Scott’s situation, as it is with the rest of the Niagara Falls City Council, isn’t as grave as Eisenhower’s post-war presidency, where America was retooling from a monumental war machine effort to a peacetime one, from the manufacturing of tanks and jeeps to sedans and trailers; but the decisions that Scott and his colleagues must make, by comparison of the impact on Niagara Falls in a post-Urban Renewal, post-Casino money boom/debacle may have the same impact on the city as did Mayor E. Dent Lackey going through downtown Niagara Falls in the same way another famous general named Sherman went through Atlanta.
In Scott’s case, he has a three-handed economist.
Scott said that on the one hand, he has the curmudgeon gadfly Bobby Belton, who heads up the now- unfunded Highland Community Revitalization Committee. Belton often appears at public meetings with video camera in tow and making statements that often appear to listeners as unintelligible. While Belton didn’t return a call for comment, Scott did say that his issue was one of gentrification of the residents in that neighborhood, and forcing them to leave and find housing elsewhere. In this case, his point is a valid one.
Scott said that he understands Belton’s view on the situation, and is sensitive to it; but he also understands that it is necessary for the south-end, and the city, to progress in a way that touches all bases and is good for everyone.
On the other hand is former mayoral and city council candidate Bob Pascoal, a landlord with housing in various parts of the city, but especially in the target area. Pascoal said that he is chiefly against the playground component in the South-end Initiative plans. He said that he doesn’t think that many people understand the value of the property that they want to build it on.

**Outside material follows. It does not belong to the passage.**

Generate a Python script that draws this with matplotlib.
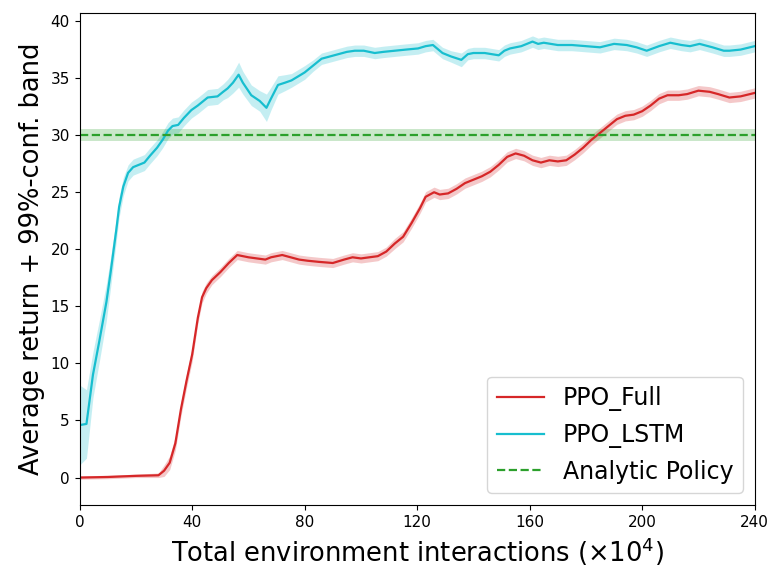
import numpy as np
import matplotlib
matplotlib.use('Agg')
import matplotlib.pyplot as plt

# PPO_Full
full_x = [0, 10, 20, 28, 30, 32, 34, 36, 38, 40, 42, 43.5, 45, 47, 50, 53, 56, 58, 60, 63,
          66, 68, 72, 75, 78, 81, 85, 90, 94, 97, 100, 103, 106, 109, 112, 115, 118, 121,
          123, 126, 128, 131, 134, 137, 140, 143, 146, 149, 152, 155, 158, 161, 164, 167,
          170, 173, 176, 179, 182, 185, 188, 191, 194, 197, 200, 203, 206, 209, 213, 216,
          220, 224, 227, 231, 235, 240]
full_y = [0.0, 0.05, 0.15, 0.2, 0.6, 1.3, 3.0, 6.0, 8.5, 10.8, 14.0, 15.8, 16.6, 17.3, 18.0,
          18.8, 19.5, 19.4, 19.3, 19.2, 19.1, 19.3, 19.5, 19.3, 19.1, 19.0, 18.9, 18.8, 19.1,
          19.3, 19.2, 19.3, 19.4, 19.8, 20.5, 21.1, 22.3, 23.6, 24.6, 25.0, 24.8, 24.9, 25.3,
          25.8, 26.1, 26.4, 26.8, 27.4, 28.1, 28.4, 28.2, 27.8, 27.6, 27.8, 27.7, 27.8, 28.3,
          28.9, 29.6, 30.2, 30.8, 31.4, 31.7, 31.8, 32.1, 32.6, 33.2, 33.5, 33.5, 33.6, 33.9,
          33.8, 33.6, 33.3, 33.4, 33.7]
full_ci = [0.15, 0.15, 0.15, 0.2, 0.5, 0.6, 0.6, 0.6, 0.6, 0.6, 0.5, 0.5, 0.45, 0.4, 0.4,
           0.4, 0.4, 0.4, 0.4, 0.4, 0.4, 0.4, 0.4, 0.4, 0.4, 0.4, 0.4, 0.4, 0.4, 0.4, 0.4,
           0.4, 0.4, 0.4, 0.45, 0.45, 0.45, 0.45, 0.45, 0.45, 0.45, 0.45, 0.45, 0.45, 0.45,
           0.45, 0.45, 0.45, 0.45, 0.45, 0.45, 0.45, 0.45, 0.45, 0.45, 0.45, 0.45, 0.45, 0.45,
           0.45, 0.45, 0.45, 0.45, 0.45, 0.45, 0.45, 0.45, 0.45, 0.45, 0.45, 0.45, 0.45, 0.45,
           0.45, 0.45, 0.45]

# PPO_LSTM
lstm_x = [0, 2.4, 4.7, 7, 9.5, 11, 13, 14, 15.5, 17.2, 19, 21, 23, 25, 27.5, 29.5, 31.4, 33,
          35, 37, 39.7, 42, 45.5, 49, 51, 52.6, 54.5, 56.5, 58, 61, 64, 66.4, 68, 70.5, 73,
          75.3, 78, 80, 83, 86, 89, 92, 95, 97.8, 101, 104.9, 108, 112, 116, 120.3, 123,
          125.6, 129, 132, 135.7, 138, 140, 144, 149, 151, 153, 157, 161, 163, 165, 170, 175,
          180, 185, 190, 194.5, 198, 201.6, 206, 210, 214, 217, 220.4, 225, 229, 231, 235, 240]
lstm_y = [4.6, 4.7, 9.0, 12.0, 15.4, 18.0, 21.7, 23.7, 25.5, 26.7, 27.2, 27.4, 27.6, 28.2,
          28.9, 29.6, 30.4, 30.8, 30.9, 31.5, 32.2, 32.6, 33.3, 33.4, 33.8, 34.1, 34.6, 35.3,
          34.6, 33.5, 33.0, 32.4, 33.2, 34.4, 34.6, 34.8, 35.2, 35.5, 36.1, 36.7, 36.9, 37.1,
          37.3, 37.4, 37.4, 37.2, 37.3, 37.4, 37.5, 37.6, 37.8, 37.9, 37.2, 36.9, 36.6, 37.1,
          37.2, 37.2, 37.0, 37.4, 37.6, 37.8, 38.2, 38.0, 38.1, 37.9, 37.9, 37.8, 37.7, 38.0,
          37.9, 37.7, 37.4, 37.8, 38.1, 37.9, 37.8, 38.0, 37.7, 37.4, 37.4, 37.5, 37.8]
lstm_ci = [3.5, 3.0, 2.0, 1.8, 1.6, 1.3, 1.0, 0.9, 0.8, 0.7, 0.7, 0.7, 0.7, 0.7, 0.7, 0.7,
           0.7, 0.7, 0.7, 0.7, 0.7, 0.7, 0.7, 0.7, 0.7, 0.8, 0.9, 1.1, 1.0, 0.9, 0.9, 1.2,
           1.0, 0.8, 0.7, 0.6, 0.6, 0.6, 0.5, 0.5, 0.5, 0.5, 0.5, 0.5, 0.5, 0.5, 0.5, 0.5,
           0.5, 0.5, 0.5, 0.5, 0.5, 0.5, 0.6, 0.5, 0.5, 0.5, 0.5, 0.5, 0.5, 0.5, 0.5, 0.5,
           0.5, 0.5, 0.5, 0.5, 0.5, 0.5, 0.5, 0.5, 0.5, 0.5, 0.5, 0.5, 0.5, 0.5, 0.5, 0.5,
           0.5, 0.5, 0.5]

# Analytic policy
analytic_value = 30.0
analytic_ci = 0.55

x_ticks = [0, 40, 80, 120, 160, 200, 240]
y_ticks = [0, 5, 10, 15, 20, 25, 30, 35, 40]


def main():
    fig = plt.figure(figsize=(7.74, 5.68), dpi=100)
    ax = fig.add_axes([0.103, 0.111, 0.872, 0.866])

    fx = np.array(full_x)
    fy = np.array(full_y)
    fc = np.array(full_ci)
    lx = np.array(lstm_x)
    ly = np.array(lstm_y)
    lc = np.array(lstm_ci)

    ax.fill_between(fx, fy - fc, fy + fc, color='tab:red', alpha=0.25, lw=0)
    ax.plot(fx, fy, color='tab:red', lw=1.6, label='PPO_Full')

    ax.fill_between(lx, ly - lc, ly + lc, color='tab:cyan', alpha=0.25, lw=0)
    ax.plot(lx, ly, color='tab:cyan', lw=1.6, label='PPO_LSTM')

    ax.axhspan(analytic_value - analytic_ci, analytic_value + analytic_ci,
               color='tab:green', alpha=0.25, lw=0)
    ax.axhline(analytic_value, color='tab:green', ls='--', lw=1.6, label='Analytic Policy')

    ax.set_xlim(0, 240)
    ax.set_ylim(-2.4, 40.7)
    ax.set_xticks(x_ticks)
    ax.set_yticks(y_ticks)
    ax.tick_params(labelsize=11)

    ax.set_xlabel(r'Total environment interactions ($\times 10^4$)', fontsize=18.5)
    ax.set_ylabel('Average return + 99%-conf. band', fontsize=18.5)

    ax.legend(loc='lower right', fontsize=17)

    fig.savefig('out.png', dpi=100)
    plt.close(fig)


if __name__ == "__main__":
    main()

“Imagine this,” he said, “the Montante project at the one end of the block (Niagara street & 7th), and a playground on the other (7th $ Ferry. What if Montante’s project is a success and development wants to continue to move up 7th Street? Once you put a playground somewhere,” he continued, “it’s there forever.”

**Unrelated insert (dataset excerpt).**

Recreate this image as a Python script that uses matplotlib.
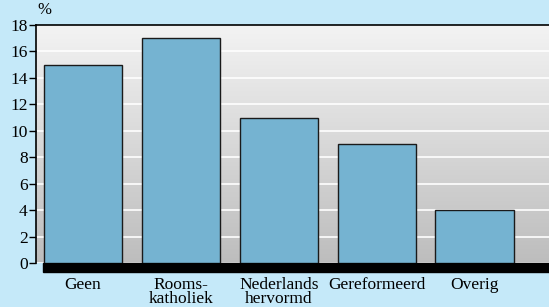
import numpy as np
import matplotlib.pyplot as plt
from matplotlib.patches import Rectangle
from matplotlib.colors import LinearSegmentedColormap

# data
categories = ["Geen", "Rooms-\nkatholiek", "Nederlands\nhervormd", "Gereformeerd", "Overig"]
values = [15, 17, 11, 9, 4]
yticks = [0, 2, 4, 6, 8, 10, 12, 14, 16, 18]

plt.rcParams['font.family'] = ['Liberation Serif', 'DejaVu Serif']

fig = plt.figure(figsize=(5.49, 3.07), dpi=100, facecolor='#c5e9f9')
ax = fig.add_axes([36 / 549, 1 - 263 / 307, 513 / 549, 238 / 307])

# gradient background of the plot area
grad = LinearSegmentedColormap.from_list('g', ['#bdbdbd', '#f3f3f3'])
ax.imshow(np.linspace(0, 1, 256).reshape(-1, 1), cmap=grad, origin='lower',
          extent=[0, 1, 0, 1], transform=ax.transAxes, aspect='auto', zorder=0)

x = np.arange(len(categories))
ax.bar(x, values, width=0.8, color='#75b3d1', edgecolor='#1a1a1a', linewidth=1.0, zorder=3)

ax.set_xlim(-0.48, 4.76)
ax.set_ylim(0, 18)
ax.set_yticks(yticks)
ax.set_xticks(x)
ax.set_xticklabels(categories, fontsize=12.5, linespacing=0.82)
ax.tick_params(axis='x', length=0, pad=10)
ax.tick_params(axis='y', length=5, width=1, labelsize=12.5, pad=1, direction='out')
ax.grid(axis='y', color='white', linewidth=1.2, zorder=1)

for s in ['right', 'bottom']:
    ax.spines[s].set_visible(False)
ax.spines['top'].set_linewidth(1.2)
ax.spines['left'].set_linewidth(1.2)

# black floor under the bars
ax.add_patch(Rectangle((7 / 513, -9 / 238), 1, 9 / 238, transform=ax.transAxes,
                       color='black', clip_on=False, zorder=2))

ax.text(0.003, 1.03, '%', transform=ax.transAxes, fontsize=12, ha='left', va='bottom')

fig.savefig('out.png', dpi=100, facecolor=fig.get_facecolor())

Pascoal cited a group called the Mayor’s Taskforce on Housing of which he and other south-end residents did a great deal of research into the problems that plague that area, “… and the lack of a playground was never seen as a problem.”

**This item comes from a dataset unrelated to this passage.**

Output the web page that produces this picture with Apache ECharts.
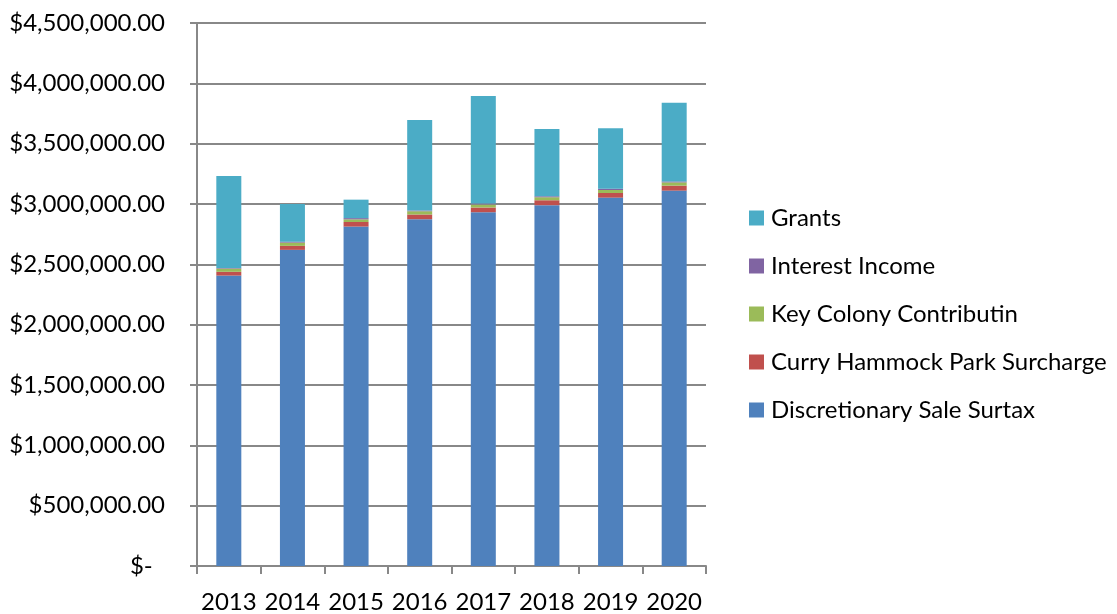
<!DOCTYPE html>
<html>
<head>
<meta charset="utf-8">
<script src="https://cdn.jsdelivr.net/npm/echarts@6/dist/echarts.min.js"></script>
<style>
  html, body { margin: 0; padding: 0; background: #fff; }
  #chart { width: 1117px; height: 614px; }
</style>
</head>
<body>
<div id="chart"></div>
<script>
// Revenue sources by year (USD)
const years = ['2013', '2014', '2015', '2016', '2017', '2018', '2019', '2020'];
const discretionarySaleSurtax = [2407000, 2620000, 2813000, 2874000, 2932000, 2990000, 3053000, 3111000];
const curryHammockSurcharge   = [31000, 33000, 38000, 39000, 39000, 41000, 38000, 41000];
const keyColonyContribution   = [27000, 27000, 22000, 27000, 25000, 25000, 25000, 27000];
const interestIncome          = [5000, 8000, 10000, 6000, 8000, 8000, 11000, 8000];
const grants                  = [762000, 312000, 153000, 750000, 891000, 558000, 500000, 652000];

const FONT = 'Lato, "Open Sans", sans-serif';
const FS = 24;

// Accounting-style currency: zero shows as a dash
function money(v) {
  if (v === 0) return '$-  ';
  return '$' + v.toLocaleString('en-US', { minimumFractionDigits: 2, maximumFractionDigits: 2 });
}

function bar(name, data, color) {
  return {
    name: name,
    type: 'bar',
    stack: 'total',
    data: data,
    barWidth: 25,
    itemStyle: { color: color },
    emphasis: { disabled: true }
  };
}

const chart = echarts.init(document.getElementById('chart'), null, { renderer: 'canvas' });
chart.setOption({
  animation: false,
  textStyle: { fontFamily: FONT },
  grid: { left: 197, right: 411, top: 23, bottom: 47 },
  legend: {
    orient: 'vertical',
    left: 744,
    top: 201,
    itemWidth: 15,
    itemHeight: 15,
    itemGap: 24,
    icon: 'rect',
    textStyle: { fontFamily: FONT, fontSize: FS, color: '#000', lineHeight: 24, padding: [0, 0, 0, 2] },
    data: ['Grants', 'Interest Income', 'Key Colony Contributin', 'Curry Hammock Park Surcharge', 'Discretionary Sale Surtax']
  },
  xAxis: {
    type: 'category',
    data: years,
    axisLine: { lineStyle: { color: '#888', width: 2 } },
    axisTick: { show: true, interval: 0, alignWithLabel: false, length: 8, lineStyle: { color: '#888', width: 2 } },
    axisLabel: { interval: 0, color: '#000', fontSize: FS, fontFamily: FONT, margin: 24 }
  },
  yAxis: {
    type: 'value',
    min: 0,
    max: 4500000,
    interval: 500000,
    axisLine: { show: true, lineStyle: { color: '#888', width: 2 } },
    axisTick: { show: true, length: 7, lineStyle: { color: '#888', width: 2 } },
    splitLine: { lineStyle: { color: '#888', width: 2 } },
    axisLabel: { color: '#000', fontSize: FS, fontFamily: FONT, margin: 32, formatter: money }
  },
  series: [
    bar('Discretionary Sale Surtax', discretionarySaleSurtax, '#4F81BD'),
    bar('Curry Hammock Park Surcharge', curryHammockSurcharge, '#C0504D'),
    bar('Key Colony Contributin', keyColonyContribution, '#9BBB59'),
    bar('Interest Income', interestIncome, '#8064A2'),
    bar('Grants', grants, '#4BACC6')
  ]
});
</script>
</body>
</html>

And then there’s the 3rd hand of Community Development Director Seth Piccirillo, who welcomes the South-end Initiative partners building on the successes of projects that have already taken place in the quadrant. Piccirillo said that most of the meetings that other groups were having about the area were more conversation points. He then pointed to what he says were action points, such as Benathan Upshaw’s development of new lofts at the old South Jr. High School, NFMMC’s Stroke Center expansion, the Orleans-Niagara BOCES training center for nursing and for adult education that will open in June, as well as the Walnut center Homes; projects that he said have been ongoing for the last 5-years.
“We want to build on the successes and continuance of these projects,” Piccirillo said.
It is reported that Eisenhower asked his economist a question about what he should to in a certain situation. As it is with economists, he explained to the former Supreme Commander of forces in World War Two, a man that we very accustomed to people doing exactly what he told them to do – or die trying — which way that the situation could go. But as Eisenhower was prepared to make a decision, the economist chimed in again with the words that accountants are apt to say. “But on the other hand, if …”
Scott is being pulled on three or more sides and he wants to make a good decision.
The city needs to take its time and make the right choice in this difficult tug of war, where all sides have valid points; otherwise it may again find itself trying to recover from the haste of seeing shovels in the group. It saw that with Lackey, with Aqua-Falls and other projects.
But it is a case where all three points, and more, are valid, and are worth slow and deliberate consideration. Belton’s north-end woes were born in the 1st South-end initiatives of moving the center Court Project from Niagara Street to Center Avenue, and then Urban renewal herding residents from the neighborhoods that the Initiative wants to transform.